What is expected => Begin with the first line of the material and write out each line exactly, ending with the line that contains "width=315, minimum height=87]". Pictures are not part of the copy.
==============================
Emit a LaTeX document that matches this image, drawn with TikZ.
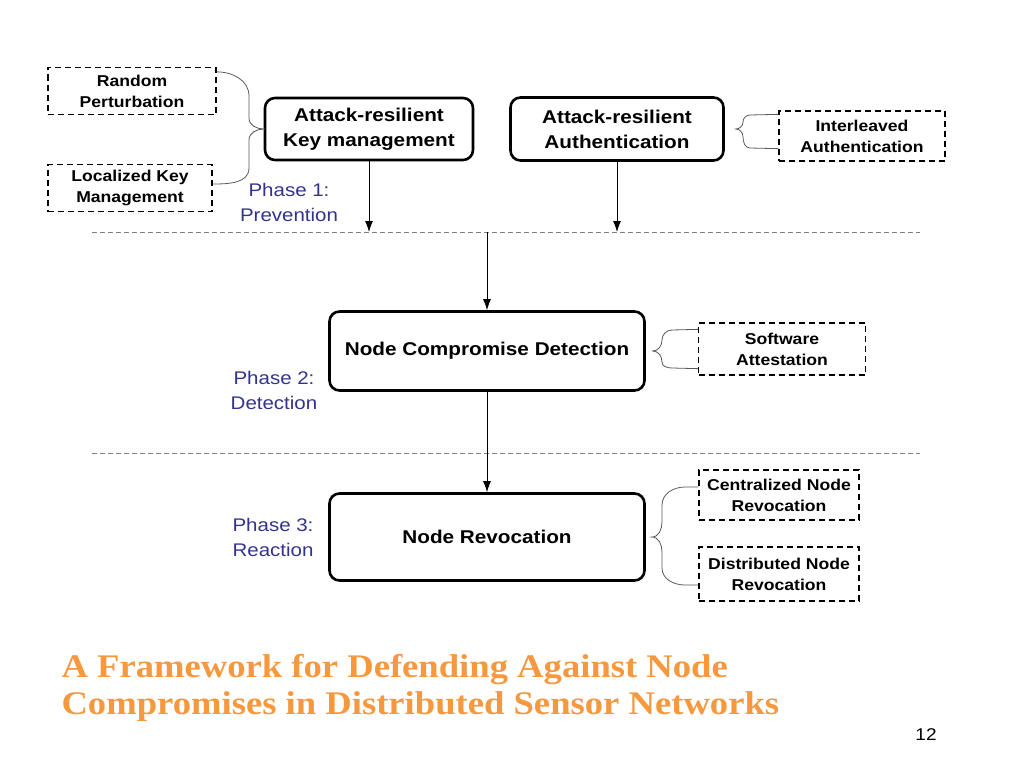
\documentclass[tikz,border=0pt]{standalone}
\usepackage{fontspec}
\setmainfont[FakeStretch=1.12]{Liberation Sans}
\newfontfamily\titlefont[FakeStretch=1.11]{Liberation Serif}
\usetikzlibrary{arrows.meta}
\definecolor{phaseblue}{RGB}{51,51,140}
\definecolor{titleorange}{RGB}{245,152,62}
\tikzset{
    stage/.style={draw, line width=2.6pt, rounded corners=10pt, align=center, inner sep=0pt,
        font=\bfseries\fontsize{18.5}{25}\selectfont},
    method/.style={draw, dash pattern=on 6pt off 4pt, line width=1.3pt, align=center, inner sep=0pt,
        font=\bfseries\fontsize{15.7}{21}\selectfont},
    phase/.style={text=phaseblue, align=center, font=\fontsize{18.3}{25}\selectfont},
    brace/.style={draw=gray!70!black, line width=0.8pt},
    flow/.style={-{Latex[length=11pt,width=8pt]}, line width=0.9pt},
    sep/.style={dash pattern=on 5pt off 3pt, gray, line width=0.8pt}
}
\begin{document}
\begin{tikzpicture}[x=1pt, y=-1pt]
                        \useasboundingbox (0,0) rectangle (1024,768);

                        % stages
                        \node [stage, minimum width=208, minimum height=62] at (369, 129) (km) {Attack-resilient\\Key management};
                        \node [stage, minimum width=213, minimum height=63] at (617, 129) (auth) {Attack-resilient\\Authentication};
                        \node [stage, minimum width=315, minimum height=79] at (487, 351) (det) {Node Compromise Detection};
                        \node [stage, minimum width=315, minimum height=87] at (487, 537) (rev) {Node Revocation};

                        % methods
                        \node [method, minimum width=168, minimum height=47] at (132, 91) (rp) {Random\\Perturbation};
                        \node [method, minimum width=164, minimum height=47] at (130, 188) (lk) {Localized Key\\Management};
                        \node [method, minimum width=166, minimum height=50] at (862, 136) (ia) {Interleaved\\Authentication};
                        \node [method, minimum width=167, minimum height=52] at (782, 349) (sa) {Software\\Attestation};
                        \node [method, minimum width=160, minimum height=50] at (779, 495) (cn) {Centralized Node\\Revocation};
                        \node [method, minimum width=160, minimum height=54] at (779, 574) (dn) {Distributed Node\\Revocation};

                        % phases
                        \node [phase] at (289, 202) (p1) {Phase 1:\\Prevention};
                        \node [phase] at (274, 390) (p2) {Phase 2:\\Detection};
                        \node [phase] at (273, 537) (p3) {Phase 3:\\Reaction};

                        % separators
                        \coordinate (s1l) at (92, 232);
                        \coordinate (s1r) at (920, 232);
                        \coordinate (s2l) at (92, 453);
                        \coordinate (s2r) at (920, 453);
                        \coordinate (s1m) at (487, 232);
                        \draw [sep] (s1l) -- (s1r);
                        \draw [sep] (s2l) -- (s2r);

                        \draw [flow] (km.south) -- (km.south |- s1l);
                        \draw [flow] (auth.south) -- (auth.south |- s1l);
                        \draw [flow] (s1m) -- (det.north);
                        \draw [flow] (det.south) -- (rev.north);

                        % braces
                        \draw [brace] ([yshift=-5pt]rp.north east) to[out=0, in=90] (249, 96) -- (249, 118)
                            to[out=-90, in=180] (km.west) to[out=180, in=90] (249, 140) -- (249, 168)
                            to[out=-90, in=0] ([yshift=4pt]lk.east);
                        \draw [brace] ([yshift=-4pt]ia.north west) -- (750, 115) to[out=180, in=90] (743, 122)
                            to[out=-90, in=0] ([xshift=11pt]auth.east) to[out=0, in=90] (743, 137)
                            to[out=-90, in=180] (750, 148) -- ([yshift=13pt]ia.south west);
                        \draw [brace] ([yshift=-7pt]sa.north west) -- (672, 330) to[out=180, in=90] (662, 340)
                            to[out=-90, in=0] ([xshift=7pt]det.east) to[out=0, in=90] (662, 362)
                            to[out=-90, in=180] (672, 368) -- ([yshift=7pt]sa.south west);
                        \draw [brace] ([yshift=8pt]cn.west) -- (685, 487) to[out=180, in=90] (662, 505) -- (662, 522)
                            to[out=-90, in=0] ([xshift=6pt]rev.east) to[out=0, in=90] (662, 552) -- (662, 568)
                            to[out=-90, in=180] (685, 585) -- ([yshift=-11pt]dn.west);

                        % title
                        \node [anchor=west, align=left, text=titleorange, font=\titlefont\bfseries\fontsize{33}{37}\selectfont]
                            at (58, 688) (title) {A Framework for Defending Against Node\\Compromises in Distributed Sensor Networks};
                        \node [font=\fontsize{17}{19}\selectfont] at (926, 735) (page) {12};
                    \end{tikzpicture}
\end{document}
==============================
Task solution =>
Emit a LaTeX document that matches this image, drawn with TikZ.
\documentclass[tikz,border=0pt]{standalone}
\usepackage{fontspec}
\setmainfont[FakeStretch=1.12]{Liberation Sans}
\newfontfamily\titlefont[FakeStretch=1.11]{Liberation Serif}
\usetikzlibrary{arrows.meta}
\definecolor{phaseblue}{RGB}{51,51,140}
\definecolor{titleorange}{RGB}{245,152,62}
\tikzset{
    stage/.style={draw, line width=2.6pt, rounded corners=10pt, align=center, inner sep=0pt,
        font=\bfseries\fontsize{18.5}{25}\selectfont},
    method/.style={draw, dash pattern=on 6pt off 4pt, line width=1.3pt, align=center, inner sep=0pt,
        font=\bfseries\fontsize{15.7}{21}\selectfont},
    phase/.style={text=phaseblue, align=center, font=\fontsize{18.3}{25}\selectfont},
    brace/.style={draw=gray!70!black, line width=0.8pt},
    flow/.style={-{Latex[length=11pt,width=8pt]}, line width=0.9pt},
    sep/.style={dash pattern=on 5pt off 3pt, gray, line width=0.8pt}
}
\begin{document}
\begin{tikzpicture}[x=1pt, y=-1pt]
                        \useasboundingbox (0,0) rectangle (1024,768);

                        % stages
                        \node [stage, minimum width=208, minimum height=62] at (369, 129) (km) {Attack-resilient\\Key management};
                        \node [stage, minimum width=213, minimum height=63] at (617, 129) (auth) {Attack-resilient\\Authentication};
                        \node [stage, minimum width=315, minimum height=79] at (487, 351) (det) {Node Compromise Detection};
                        \node [stage, minimum width=315, minimum height=87] at (487, 537) (rev) {Node Revocation};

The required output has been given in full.